Alec Sprague is not an IT guy. His background is in consumer advocacy, but in his position as database developer for Work for Progress, he has instituted a culture of citizen development at the fast-growing nonprofit organization.
“Our organization is scrappy,” Sprague said. “We operate on shoestring budgets to maximize our benefit to society and our return-on-investment for our funders and donors.”
At the beginning of his tenure with Work for Progress, Sprague struggled with outdated systems and felt the organization’s issues were too important to waste time with antiquated technology. “In the past year, we’ve made a more intentional push at digital transformation, moving a lot of our data out of siloed systems and into the cloud so that we could save everyone’s time and productivity,” he told an audience at QuickBase’s #EMPOWER2016 user conference in Nashville, TN.
In the last year and a half, Work for Progress has developed 22 applications, including 12 apps that are each used by more than one department and more than 80 people. This from an organization that doesn’t even have an IT department!
App Progress at Work for Progress
One example of this citizen developer led transformation took place within Human Resources. The group was working with paper files and using a clunky database. Sprague taught a representative to build an app that would bring all of the group’s data online in one place. He followed up with weekly calls to workshop questions and problems. The whole department now uses the app, with several team members working on front-facing dashboards and workflows so that supervisors can take action on benefits and other HR-related items.
A second implementation involved grant reporting. Sprague surveyed end-users and determined that reporting grants fundraising was a complex and confusing process. He worked with the grants department on an application that could quickly and easily report grant proposals, income, and deliverables so the organization could better keep track of fundraising work and communicate with donors.
Why Citizen Development?
“My job is to motivate and inspire people and give them the right tools to do their jobs,” said Sprague. “The fact that 68 percent of all IT projects fail underscores the need for bottom-up system creation.”

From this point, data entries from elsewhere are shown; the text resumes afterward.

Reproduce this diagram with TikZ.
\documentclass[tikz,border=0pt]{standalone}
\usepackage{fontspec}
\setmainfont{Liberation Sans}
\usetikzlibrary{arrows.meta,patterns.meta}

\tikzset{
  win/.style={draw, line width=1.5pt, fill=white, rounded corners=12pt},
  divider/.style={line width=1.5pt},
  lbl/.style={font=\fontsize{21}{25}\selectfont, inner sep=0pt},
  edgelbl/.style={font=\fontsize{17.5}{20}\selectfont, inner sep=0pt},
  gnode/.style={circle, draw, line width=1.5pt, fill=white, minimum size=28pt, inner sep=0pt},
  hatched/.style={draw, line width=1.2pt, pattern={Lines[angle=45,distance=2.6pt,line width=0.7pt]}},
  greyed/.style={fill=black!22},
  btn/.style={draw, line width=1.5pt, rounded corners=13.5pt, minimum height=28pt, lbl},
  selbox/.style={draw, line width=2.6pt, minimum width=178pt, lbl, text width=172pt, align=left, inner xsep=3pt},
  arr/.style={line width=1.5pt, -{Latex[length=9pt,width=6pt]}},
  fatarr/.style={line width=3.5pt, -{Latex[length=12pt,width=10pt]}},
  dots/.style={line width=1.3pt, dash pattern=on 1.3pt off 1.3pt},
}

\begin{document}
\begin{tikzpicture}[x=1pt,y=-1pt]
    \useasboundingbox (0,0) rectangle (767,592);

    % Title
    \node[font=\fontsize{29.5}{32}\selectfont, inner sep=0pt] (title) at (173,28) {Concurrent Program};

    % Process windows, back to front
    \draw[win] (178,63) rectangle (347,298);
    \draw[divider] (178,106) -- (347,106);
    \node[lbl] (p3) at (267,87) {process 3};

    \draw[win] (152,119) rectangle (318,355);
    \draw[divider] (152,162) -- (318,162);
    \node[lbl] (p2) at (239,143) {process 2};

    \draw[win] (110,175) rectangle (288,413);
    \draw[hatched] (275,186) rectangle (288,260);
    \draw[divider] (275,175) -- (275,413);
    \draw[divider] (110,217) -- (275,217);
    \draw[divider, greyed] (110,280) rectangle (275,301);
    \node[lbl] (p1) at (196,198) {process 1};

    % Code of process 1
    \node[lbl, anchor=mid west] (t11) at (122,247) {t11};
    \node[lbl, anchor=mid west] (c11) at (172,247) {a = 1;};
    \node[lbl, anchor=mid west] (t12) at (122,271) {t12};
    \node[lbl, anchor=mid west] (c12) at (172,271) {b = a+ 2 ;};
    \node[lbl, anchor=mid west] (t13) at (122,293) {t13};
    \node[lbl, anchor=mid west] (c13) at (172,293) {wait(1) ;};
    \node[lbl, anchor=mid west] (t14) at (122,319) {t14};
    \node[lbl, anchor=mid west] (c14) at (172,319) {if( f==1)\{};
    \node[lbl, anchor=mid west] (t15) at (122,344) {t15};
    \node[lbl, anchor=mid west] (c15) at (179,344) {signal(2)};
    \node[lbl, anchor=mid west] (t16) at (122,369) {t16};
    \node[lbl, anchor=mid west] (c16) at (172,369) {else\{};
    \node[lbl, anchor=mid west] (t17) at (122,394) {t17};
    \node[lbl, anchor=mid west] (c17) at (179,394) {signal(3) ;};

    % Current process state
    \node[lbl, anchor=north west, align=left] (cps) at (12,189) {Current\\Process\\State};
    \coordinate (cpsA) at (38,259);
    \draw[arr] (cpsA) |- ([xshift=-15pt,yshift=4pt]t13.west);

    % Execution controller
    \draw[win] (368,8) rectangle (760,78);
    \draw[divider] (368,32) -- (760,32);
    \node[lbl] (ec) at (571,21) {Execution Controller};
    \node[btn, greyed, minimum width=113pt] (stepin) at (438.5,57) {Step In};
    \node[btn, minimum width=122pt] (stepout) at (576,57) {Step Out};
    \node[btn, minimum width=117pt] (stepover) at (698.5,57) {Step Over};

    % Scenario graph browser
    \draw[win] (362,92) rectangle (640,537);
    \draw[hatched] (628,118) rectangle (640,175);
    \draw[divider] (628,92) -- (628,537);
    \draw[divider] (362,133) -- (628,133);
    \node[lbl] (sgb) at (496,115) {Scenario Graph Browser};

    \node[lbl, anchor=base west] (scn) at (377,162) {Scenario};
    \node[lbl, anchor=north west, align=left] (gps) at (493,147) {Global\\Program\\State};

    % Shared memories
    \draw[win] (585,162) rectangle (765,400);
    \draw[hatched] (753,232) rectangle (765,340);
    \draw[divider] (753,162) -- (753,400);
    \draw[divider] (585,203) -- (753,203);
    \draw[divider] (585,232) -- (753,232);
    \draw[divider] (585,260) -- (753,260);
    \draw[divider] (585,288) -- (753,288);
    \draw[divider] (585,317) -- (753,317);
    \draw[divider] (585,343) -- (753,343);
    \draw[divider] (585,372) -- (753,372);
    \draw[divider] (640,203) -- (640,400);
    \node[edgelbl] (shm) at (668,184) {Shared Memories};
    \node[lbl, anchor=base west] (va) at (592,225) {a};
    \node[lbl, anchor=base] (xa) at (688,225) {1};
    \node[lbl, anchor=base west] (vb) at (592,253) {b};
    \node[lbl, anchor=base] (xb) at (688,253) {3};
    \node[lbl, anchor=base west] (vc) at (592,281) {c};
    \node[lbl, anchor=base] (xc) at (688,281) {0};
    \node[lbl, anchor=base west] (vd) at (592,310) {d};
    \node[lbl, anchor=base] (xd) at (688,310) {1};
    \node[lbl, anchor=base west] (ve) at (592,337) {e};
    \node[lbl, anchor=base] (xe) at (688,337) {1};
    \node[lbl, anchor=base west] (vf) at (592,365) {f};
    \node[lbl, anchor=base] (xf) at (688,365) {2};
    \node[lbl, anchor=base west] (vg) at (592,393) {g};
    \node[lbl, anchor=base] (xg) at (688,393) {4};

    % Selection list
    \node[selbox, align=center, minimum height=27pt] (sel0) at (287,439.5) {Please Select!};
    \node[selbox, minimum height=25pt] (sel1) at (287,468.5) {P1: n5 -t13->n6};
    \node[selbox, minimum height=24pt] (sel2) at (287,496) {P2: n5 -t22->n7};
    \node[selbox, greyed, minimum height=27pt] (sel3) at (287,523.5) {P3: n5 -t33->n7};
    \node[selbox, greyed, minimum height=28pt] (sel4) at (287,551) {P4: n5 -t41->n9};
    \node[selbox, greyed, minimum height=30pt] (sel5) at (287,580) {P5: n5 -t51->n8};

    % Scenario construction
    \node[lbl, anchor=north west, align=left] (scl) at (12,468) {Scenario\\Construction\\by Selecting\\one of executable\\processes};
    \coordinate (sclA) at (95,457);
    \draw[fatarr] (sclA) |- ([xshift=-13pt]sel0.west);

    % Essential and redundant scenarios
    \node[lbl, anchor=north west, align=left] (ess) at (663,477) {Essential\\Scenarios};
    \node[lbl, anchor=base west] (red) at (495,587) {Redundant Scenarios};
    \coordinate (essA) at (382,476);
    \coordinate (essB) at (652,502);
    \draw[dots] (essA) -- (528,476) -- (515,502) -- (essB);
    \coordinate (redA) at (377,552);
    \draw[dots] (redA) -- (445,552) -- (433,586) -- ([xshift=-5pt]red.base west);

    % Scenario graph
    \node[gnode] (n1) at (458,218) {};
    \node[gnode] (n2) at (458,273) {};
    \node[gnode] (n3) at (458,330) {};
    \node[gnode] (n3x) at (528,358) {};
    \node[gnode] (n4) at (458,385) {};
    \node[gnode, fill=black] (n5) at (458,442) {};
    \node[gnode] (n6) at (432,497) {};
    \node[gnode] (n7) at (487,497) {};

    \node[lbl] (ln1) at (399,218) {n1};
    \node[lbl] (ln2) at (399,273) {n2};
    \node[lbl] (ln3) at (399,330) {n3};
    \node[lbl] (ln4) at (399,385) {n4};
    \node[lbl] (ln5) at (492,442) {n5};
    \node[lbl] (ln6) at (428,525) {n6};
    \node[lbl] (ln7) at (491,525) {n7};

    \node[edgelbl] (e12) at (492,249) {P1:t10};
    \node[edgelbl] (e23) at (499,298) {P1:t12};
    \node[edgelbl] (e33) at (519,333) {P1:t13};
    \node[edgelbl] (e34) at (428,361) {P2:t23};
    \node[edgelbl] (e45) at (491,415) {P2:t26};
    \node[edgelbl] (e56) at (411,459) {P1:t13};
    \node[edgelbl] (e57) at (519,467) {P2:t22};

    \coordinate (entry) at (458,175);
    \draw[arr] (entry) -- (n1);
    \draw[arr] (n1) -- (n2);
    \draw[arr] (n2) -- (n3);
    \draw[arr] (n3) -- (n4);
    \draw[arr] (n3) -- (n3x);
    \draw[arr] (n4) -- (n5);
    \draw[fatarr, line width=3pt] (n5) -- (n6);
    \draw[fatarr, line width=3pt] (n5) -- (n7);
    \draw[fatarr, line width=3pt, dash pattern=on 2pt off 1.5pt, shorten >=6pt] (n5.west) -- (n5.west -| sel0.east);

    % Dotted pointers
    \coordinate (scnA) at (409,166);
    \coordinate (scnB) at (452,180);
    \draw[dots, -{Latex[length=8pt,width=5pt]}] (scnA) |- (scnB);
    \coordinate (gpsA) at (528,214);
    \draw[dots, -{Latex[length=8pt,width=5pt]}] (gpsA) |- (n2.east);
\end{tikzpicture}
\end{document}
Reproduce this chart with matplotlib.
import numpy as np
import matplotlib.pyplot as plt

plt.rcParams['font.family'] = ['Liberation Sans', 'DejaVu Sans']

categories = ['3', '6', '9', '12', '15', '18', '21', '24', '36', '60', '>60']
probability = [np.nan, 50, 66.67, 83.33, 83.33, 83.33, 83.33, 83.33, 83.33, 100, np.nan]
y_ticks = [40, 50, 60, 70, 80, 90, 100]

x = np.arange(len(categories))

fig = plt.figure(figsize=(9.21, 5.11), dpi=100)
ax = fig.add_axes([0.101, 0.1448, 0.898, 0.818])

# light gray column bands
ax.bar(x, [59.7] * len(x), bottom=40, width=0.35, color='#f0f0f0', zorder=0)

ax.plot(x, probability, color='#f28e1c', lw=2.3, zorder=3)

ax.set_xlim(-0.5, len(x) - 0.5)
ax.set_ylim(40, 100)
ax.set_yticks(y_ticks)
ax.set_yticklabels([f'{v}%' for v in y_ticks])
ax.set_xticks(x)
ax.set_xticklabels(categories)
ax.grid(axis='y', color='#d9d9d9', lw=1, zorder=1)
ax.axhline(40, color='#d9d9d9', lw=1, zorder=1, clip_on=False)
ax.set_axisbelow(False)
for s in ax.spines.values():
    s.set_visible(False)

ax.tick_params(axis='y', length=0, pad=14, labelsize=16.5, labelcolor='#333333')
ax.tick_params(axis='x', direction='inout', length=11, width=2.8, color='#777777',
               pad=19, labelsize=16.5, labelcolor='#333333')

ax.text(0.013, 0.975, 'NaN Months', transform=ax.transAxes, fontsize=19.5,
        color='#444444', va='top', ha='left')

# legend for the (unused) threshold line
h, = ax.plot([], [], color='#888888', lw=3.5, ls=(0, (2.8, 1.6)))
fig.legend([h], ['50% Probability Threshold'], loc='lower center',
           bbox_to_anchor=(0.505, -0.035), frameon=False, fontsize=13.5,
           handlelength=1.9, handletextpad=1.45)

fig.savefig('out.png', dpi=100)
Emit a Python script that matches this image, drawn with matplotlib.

Bottom-up system creation can be explained by breaking down the term “citizen development.” Citizens are recognized and have rights and responsibilities. Development can be a process of growth, creativity, and suffering. Citizen developers are permitted to create something meaningful and productive, but the journey often isn’t easy. Sprague’s best practices for encouraging them are as follows:
Empower Everyone at Whatever Level is Right for Them
Sprague noted the different types of people within an organization. You have system-minded people who need permission to act, people who have permission but might not understand the best path forward, admins or people with extra time on their hands, and end users. The needs of these groups vary.
“Some people have good ideas but not the time or the skills to follow through on them: you need to empower them to share their ideas,” Sprague said. “On the other hand, some people have good ideas and could follow through on them if they just had the skills: you need to empower them by building those skills. Some people have good ideas and the skills to implement but need to be allowed to move forward: you need to empower them by giving permission, space, and tools.” Sprague suggested looking for intersections within these groups and understanding where to find particular individuals.
Know Your Company Culture
Each organization is unique and you will face challenges and opportunities specific to your company. Knowing your company culture, you can be prepared for obstacles and the best way to collaborate with people who will dive right into the citizen development process. So ask yourself: Is your culture collaborative? Is it top-down? Does it foster independence and creative control? Are your plans likely to take hold easily or involve an uphill battle?
Test Different Methods
From formalized training offerings to informal water cooler conversations, try different approaches and see what works best for your organization. This should not be trial and error. Rather, test many ideas simultaneously. One of Sprague’s more successful initiatives was a series of webinars open to everyone and attended by a wide mix of employees from entry-level staff to executive directors. In his trainings, he aims to teach employees the basic skills of database development even if they don’t have a system or tool with which they’re already working.
Sprague also does informal trainings around the edges, traveling to various offices and doing a weekly call with group administrators to talk through their pain points and user adoption issues. He makes a point to sit down with end-users as they’re doing their work so he can identify improvement opportunities. When he’s working on an upgrade, he brings his best and worst users into the planning process to help determine when something is not intuitive.
Once a year, Work for Progress does a large qualitative and quantitative survey assessing the effectiveness of its key applications, and also devotes a section of the company Intranet to app dev FAQs, how-tos, and a system proposal form. Because 10-20 percent of employees are allowed to create their own applications, a vibrant community in which questions are asked and answered regularly is essential.
Finally, evangelizing is a critical step. Sprague said that he talks about citizen development all the time via the Intranet, office announcements, and an ongoing review of the organization’s digital transformation plan. “Communication is important for getting people to understand what’s possible and for giving them the skills to follow through on their own ideas,” he said.